Rows from a dataset of charts and code:
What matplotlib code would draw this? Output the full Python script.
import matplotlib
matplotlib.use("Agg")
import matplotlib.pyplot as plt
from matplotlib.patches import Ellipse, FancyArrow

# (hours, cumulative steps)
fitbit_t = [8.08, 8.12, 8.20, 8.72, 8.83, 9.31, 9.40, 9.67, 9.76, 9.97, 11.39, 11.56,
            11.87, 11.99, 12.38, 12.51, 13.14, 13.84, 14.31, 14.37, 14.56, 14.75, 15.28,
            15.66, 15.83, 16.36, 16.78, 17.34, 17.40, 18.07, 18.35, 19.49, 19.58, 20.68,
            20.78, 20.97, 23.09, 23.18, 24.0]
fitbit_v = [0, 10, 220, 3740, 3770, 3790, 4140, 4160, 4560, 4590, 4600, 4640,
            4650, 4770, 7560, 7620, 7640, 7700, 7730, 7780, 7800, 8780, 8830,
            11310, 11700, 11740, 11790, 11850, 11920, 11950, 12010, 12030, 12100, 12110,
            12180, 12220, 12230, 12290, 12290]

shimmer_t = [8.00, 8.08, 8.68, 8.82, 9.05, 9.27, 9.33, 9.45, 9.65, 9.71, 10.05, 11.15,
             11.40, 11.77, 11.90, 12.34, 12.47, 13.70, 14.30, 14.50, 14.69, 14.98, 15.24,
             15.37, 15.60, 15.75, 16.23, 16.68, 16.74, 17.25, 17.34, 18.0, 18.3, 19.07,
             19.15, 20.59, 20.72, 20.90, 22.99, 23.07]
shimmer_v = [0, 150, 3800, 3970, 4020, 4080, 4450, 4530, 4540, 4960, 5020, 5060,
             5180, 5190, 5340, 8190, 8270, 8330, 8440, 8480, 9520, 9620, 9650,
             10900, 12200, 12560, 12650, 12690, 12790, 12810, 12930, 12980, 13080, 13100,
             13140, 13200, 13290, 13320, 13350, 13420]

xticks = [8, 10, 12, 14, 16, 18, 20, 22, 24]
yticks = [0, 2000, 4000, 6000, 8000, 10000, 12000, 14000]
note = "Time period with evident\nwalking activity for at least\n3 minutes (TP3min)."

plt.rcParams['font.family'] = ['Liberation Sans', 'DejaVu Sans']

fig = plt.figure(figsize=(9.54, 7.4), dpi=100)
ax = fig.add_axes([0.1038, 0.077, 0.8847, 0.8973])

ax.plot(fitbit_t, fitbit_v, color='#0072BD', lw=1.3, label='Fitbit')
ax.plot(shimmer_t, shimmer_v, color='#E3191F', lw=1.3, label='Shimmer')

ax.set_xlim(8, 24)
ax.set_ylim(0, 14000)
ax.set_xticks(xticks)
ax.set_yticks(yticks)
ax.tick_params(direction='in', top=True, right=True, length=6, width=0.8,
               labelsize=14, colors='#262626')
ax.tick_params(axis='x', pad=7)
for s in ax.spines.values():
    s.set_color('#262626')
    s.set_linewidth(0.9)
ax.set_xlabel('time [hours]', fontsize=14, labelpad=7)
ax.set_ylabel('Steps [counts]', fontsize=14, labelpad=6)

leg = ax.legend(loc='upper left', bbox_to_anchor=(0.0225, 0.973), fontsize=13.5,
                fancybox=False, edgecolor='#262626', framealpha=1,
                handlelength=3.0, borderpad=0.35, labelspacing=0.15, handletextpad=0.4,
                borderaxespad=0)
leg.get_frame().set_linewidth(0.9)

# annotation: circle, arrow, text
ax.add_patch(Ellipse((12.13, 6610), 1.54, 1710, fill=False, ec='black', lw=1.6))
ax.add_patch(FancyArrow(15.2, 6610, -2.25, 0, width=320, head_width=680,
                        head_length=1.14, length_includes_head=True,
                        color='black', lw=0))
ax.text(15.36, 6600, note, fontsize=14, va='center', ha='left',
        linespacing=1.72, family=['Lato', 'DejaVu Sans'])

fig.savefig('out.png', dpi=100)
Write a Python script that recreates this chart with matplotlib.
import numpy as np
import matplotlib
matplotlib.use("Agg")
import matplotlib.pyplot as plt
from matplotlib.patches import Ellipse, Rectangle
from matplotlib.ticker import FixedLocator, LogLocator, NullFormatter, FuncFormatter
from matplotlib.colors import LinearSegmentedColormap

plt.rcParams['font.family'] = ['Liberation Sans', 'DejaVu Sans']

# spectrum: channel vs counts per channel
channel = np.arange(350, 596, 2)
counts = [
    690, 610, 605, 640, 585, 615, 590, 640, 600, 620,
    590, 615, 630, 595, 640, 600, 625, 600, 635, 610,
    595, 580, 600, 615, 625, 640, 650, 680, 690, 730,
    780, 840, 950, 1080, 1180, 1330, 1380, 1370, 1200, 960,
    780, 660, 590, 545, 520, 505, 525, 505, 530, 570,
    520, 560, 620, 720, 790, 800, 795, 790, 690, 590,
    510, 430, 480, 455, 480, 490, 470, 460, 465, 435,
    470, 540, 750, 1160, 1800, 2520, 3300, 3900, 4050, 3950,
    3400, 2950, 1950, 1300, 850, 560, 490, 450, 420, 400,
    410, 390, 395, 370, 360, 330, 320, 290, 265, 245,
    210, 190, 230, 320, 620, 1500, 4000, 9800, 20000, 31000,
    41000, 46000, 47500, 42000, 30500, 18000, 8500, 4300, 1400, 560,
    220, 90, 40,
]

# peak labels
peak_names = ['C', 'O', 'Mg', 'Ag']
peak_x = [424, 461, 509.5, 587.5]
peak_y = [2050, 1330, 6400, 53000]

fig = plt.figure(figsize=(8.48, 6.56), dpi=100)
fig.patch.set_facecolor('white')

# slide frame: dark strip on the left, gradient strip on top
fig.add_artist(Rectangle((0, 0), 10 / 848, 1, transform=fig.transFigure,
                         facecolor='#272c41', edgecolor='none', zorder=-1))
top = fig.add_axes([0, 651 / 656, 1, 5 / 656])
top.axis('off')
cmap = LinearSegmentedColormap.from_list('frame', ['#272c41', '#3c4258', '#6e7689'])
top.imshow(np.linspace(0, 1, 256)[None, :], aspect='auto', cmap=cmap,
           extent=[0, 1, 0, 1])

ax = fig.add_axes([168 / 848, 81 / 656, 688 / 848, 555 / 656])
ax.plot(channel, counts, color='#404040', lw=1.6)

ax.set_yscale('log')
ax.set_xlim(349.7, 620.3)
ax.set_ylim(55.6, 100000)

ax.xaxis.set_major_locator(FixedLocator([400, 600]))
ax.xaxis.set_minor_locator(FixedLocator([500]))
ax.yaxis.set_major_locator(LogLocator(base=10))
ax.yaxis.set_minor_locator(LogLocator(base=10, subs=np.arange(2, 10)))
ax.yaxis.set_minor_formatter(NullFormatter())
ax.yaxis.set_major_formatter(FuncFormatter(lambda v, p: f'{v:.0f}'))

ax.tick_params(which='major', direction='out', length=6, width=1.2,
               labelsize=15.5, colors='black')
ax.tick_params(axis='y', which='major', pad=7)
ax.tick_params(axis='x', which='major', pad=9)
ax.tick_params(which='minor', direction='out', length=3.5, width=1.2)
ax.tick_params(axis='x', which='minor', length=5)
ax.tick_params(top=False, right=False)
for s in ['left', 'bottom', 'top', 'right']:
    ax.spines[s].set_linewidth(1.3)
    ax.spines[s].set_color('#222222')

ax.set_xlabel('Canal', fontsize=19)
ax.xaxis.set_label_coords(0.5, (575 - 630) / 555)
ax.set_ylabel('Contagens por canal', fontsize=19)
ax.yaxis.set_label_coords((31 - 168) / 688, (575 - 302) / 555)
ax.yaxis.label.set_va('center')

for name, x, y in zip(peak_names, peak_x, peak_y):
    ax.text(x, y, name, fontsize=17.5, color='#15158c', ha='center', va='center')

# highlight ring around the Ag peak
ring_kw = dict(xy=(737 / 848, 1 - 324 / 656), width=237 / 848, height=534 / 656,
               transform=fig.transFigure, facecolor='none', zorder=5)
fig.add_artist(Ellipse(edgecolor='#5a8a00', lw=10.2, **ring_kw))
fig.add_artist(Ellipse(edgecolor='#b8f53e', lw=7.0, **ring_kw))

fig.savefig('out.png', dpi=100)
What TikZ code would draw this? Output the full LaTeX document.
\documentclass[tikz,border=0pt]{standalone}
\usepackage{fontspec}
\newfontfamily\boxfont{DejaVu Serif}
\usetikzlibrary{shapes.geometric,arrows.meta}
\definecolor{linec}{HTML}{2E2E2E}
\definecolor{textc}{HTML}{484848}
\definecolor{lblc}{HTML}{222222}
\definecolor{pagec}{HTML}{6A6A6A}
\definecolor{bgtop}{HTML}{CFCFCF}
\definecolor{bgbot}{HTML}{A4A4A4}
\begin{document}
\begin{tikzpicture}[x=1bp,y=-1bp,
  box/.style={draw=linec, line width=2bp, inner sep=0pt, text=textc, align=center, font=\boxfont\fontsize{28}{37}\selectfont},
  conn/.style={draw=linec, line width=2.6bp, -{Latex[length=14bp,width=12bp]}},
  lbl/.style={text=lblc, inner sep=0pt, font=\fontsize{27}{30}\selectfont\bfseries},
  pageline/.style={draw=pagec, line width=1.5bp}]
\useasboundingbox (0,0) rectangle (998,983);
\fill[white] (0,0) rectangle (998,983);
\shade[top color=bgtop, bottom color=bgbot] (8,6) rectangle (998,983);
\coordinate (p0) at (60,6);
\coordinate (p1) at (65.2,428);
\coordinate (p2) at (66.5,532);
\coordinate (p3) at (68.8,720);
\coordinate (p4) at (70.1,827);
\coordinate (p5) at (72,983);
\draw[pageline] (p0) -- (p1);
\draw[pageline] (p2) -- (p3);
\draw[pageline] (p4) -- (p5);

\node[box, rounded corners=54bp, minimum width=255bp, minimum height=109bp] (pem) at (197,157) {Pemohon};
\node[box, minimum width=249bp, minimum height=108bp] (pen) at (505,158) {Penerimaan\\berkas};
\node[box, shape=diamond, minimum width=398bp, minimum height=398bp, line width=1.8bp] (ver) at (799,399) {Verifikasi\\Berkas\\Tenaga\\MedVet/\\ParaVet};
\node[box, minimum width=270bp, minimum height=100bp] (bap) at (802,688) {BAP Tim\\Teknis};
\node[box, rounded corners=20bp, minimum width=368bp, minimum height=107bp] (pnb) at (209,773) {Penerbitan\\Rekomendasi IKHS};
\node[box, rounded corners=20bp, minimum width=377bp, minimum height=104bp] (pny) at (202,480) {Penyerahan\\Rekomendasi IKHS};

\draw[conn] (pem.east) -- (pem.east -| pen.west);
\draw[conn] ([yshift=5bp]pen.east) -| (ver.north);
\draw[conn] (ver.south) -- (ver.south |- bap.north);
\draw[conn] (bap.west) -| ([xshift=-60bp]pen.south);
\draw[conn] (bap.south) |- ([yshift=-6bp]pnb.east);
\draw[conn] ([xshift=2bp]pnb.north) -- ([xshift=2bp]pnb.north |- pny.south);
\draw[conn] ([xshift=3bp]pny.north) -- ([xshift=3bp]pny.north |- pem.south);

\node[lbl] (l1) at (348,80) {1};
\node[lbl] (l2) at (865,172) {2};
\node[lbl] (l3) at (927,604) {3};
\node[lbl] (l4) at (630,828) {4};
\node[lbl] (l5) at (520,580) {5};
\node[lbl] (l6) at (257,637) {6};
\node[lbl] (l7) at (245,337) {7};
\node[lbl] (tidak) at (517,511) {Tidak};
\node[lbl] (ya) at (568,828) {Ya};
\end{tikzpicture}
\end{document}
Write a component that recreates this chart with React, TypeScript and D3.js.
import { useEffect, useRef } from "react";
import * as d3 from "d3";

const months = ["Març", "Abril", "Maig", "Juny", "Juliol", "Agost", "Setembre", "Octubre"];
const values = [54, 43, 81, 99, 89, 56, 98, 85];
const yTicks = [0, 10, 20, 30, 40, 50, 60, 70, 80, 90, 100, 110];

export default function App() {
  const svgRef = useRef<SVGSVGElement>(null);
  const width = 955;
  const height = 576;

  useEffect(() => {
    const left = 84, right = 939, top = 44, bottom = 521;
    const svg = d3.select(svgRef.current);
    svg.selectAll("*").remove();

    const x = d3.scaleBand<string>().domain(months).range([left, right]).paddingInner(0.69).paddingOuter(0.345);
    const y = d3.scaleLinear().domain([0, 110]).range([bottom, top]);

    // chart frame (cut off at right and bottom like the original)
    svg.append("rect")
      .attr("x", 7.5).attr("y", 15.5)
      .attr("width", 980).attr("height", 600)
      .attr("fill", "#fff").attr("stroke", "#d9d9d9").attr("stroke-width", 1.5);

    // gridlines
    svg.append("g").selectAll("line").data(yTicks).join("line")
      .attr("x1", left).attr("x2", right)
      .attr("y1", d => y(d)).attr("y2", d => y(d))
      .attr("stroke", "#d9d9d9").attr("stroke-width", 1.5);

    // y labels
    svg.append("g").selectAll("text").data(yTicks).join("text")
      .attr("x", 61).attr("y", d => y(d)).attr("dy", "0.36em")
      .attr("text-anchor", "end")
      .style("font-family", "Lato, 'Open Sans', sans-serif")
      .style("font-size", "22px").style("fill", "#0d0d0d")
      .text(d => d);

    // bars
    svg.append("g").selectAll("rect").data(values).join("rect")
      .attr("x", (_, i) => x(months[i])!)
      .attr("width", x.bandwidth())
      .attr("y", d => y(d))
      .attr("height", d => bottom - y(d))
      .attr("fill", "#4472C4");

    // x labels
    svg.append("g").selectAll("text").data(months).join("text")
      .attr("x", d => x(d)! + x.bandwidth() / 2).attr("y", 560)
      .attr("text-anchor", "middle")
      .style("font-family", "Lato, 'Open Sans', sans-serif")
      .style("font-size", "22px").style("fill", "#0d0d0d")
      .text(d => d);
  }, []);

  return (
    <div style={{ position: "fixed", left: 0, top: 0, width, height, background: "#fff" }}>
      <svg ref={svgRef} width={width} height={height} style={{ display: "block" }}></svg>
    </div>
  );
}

YOUR OBJECTIVE: Your task is to quote exactly the lines beginning with the one that contains "Write a component" and ending with the one that contains "d3.scaleLinear().domain([0, 110]).range([bottom, top]);", with nothing left out or added.

OUTPUT OF THE EXERCISE:
Write a component that recreates this chart with React, TypeScript and D3.js.
import { useEffect, useRef } from "react";
import * as d3 from "d3";

const months = ["Març", "Abril", "Maig", "Juny", "Juliol", "Agost", "Setembre", "Octubre"];
const values = [54, 43, 81, 99, 89, 56, 98, 85];
const yTicks = [0, 10, 20, 30, 40, 50, 60, 70, 80, 90, 100, 110];

export default function App() {
  const svgRef = useRef<SVGSVGElement>(null);
  const width = 955;
  const height = 576;

  useEffect(() => {
    const left = 84, right = 939, top = 44, bottom = 521;
    const svg = d3.select(svgRef.current);
    svg.selectAll("*").remove();

    const x = d3.scaleBand<string>().domain(months).range([left, right]).paddingInner(0.69).paddingOuter(0.345);
    const y = d3.scaleLinear().domain([0, 110]).range([bottom, top]);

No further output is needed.